Sweeney makes it seem like all children go through a normal stage where it is natural to lure a deliveryman to a secluded spot and murder him for his food. These weren't 1-year-olds drinking antifreeze, or 7-year-olds jumping off roofs with umbrellas. To call what to me looks like a case of premeditated murder "hijinks" and "pranks" is unbelievable.

Sweeney says, "We try to imagine the paralyzing hurt felt by the family of Jin-Sheng Liu and we can't." I'm pretty sure what I would feel if a member of my family were murdered. How can Sweeney feel such empathy for these killers while taking a "shit happens" approach with the victim's family?

Sweeney admonishes the prosecutor for not remembering what is was like to be a kid. Gee, when I was a kid I don't remember plotting such murderous pranks and hijinks.

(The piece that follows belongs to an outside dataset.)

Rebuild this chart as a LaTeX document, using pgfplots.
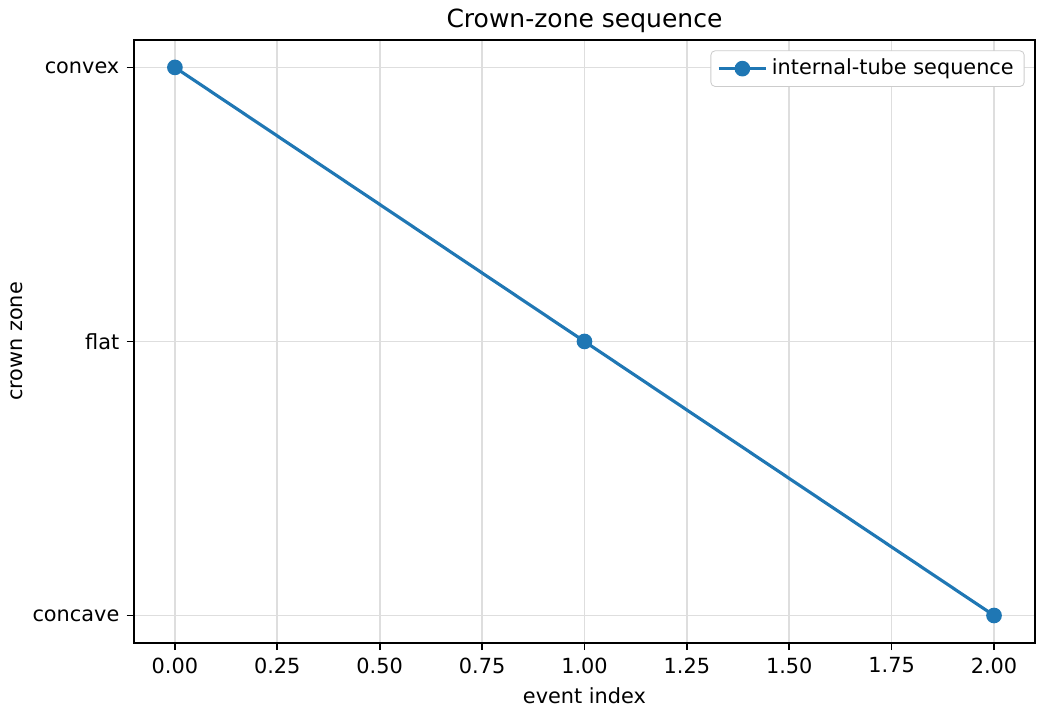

I'm pretty sure even a screwed-up kid knows the effects of smashing a brick against someone's head.

I consider myself a left-wing liberal, but I also believe that 16- and 17-year-old children know right from wrong. I also believe that people have to accept the consequences of their actions even if those actions were caused by stupid kids. This "kids will be kids" defense is a further assault on the grieving family of the victim.

-- Glenn Fechner

Frankly, Ms. Sweeney, they became "demons" -- if that is the word you choose -- when they thought it appropriate to beat up a man with a brick to steal $60 worth of food. These are teenagers, not four-year-olds. At 14, 15, 16, 17 we most certainly understand that bashing someone with a brick who is hidden under a cloth means there is a possibility we will hit his skull. This was not a spur-of- the-moment, oh-my-god- what-happened experience. The kids called a restaurant with the intent to lure an innocent man doing them a service to an isolated area. They had formed a plan that involved, at the very least, beating him up severely.

That's not simply childish hijinks or a mistake. That's murder. Would you dismiss their actions so quickly as a childish mistake if the murder had happened in your neighborhood, to your brother, son or husband?

-- Jennifer Levitsky Kasoff

Sweeney asks this question at the end of her story: "Do we not care enough if we aren't willing to condemn the sad children who killed him?" My answer is, yes, you don't care enough if you are not willing to condemn his killers, children or not.

I have a friend who suffers from some severe psychological problems and was in need of funds. So he decided to rob a liquor store. He did not intend to harm anyone. However, he was so nervous the shaking of his hand caused the gun to discharge, shooting one of the two people in the store. With his twisted logic he figured that as long as he shot one person he really should shoot the other. Neither of these people died. (One will never have full use of his arm and the other recovered completely.) My friend was caught and sentenced to 17 years.

It does not matter that he did not mean to hurt anyone. He walked into the store with a gun. Those kids hit that man in the head with a brick. My friend was 19. If he serves all of his time he will be 36 when he gets out.

-- Wahrena Brown

There's a reason we don't let our kids leave home until they're 18: They need all those years to grow up. Children have limited attention spans, limited ability to reason and think the world revolves around them. Childhood and adolescence are periods of learning how one's own actions affect other people, and the role of parents is to guide their children through the process of becoming adults. It's ridiculous to expect kids to act like adults.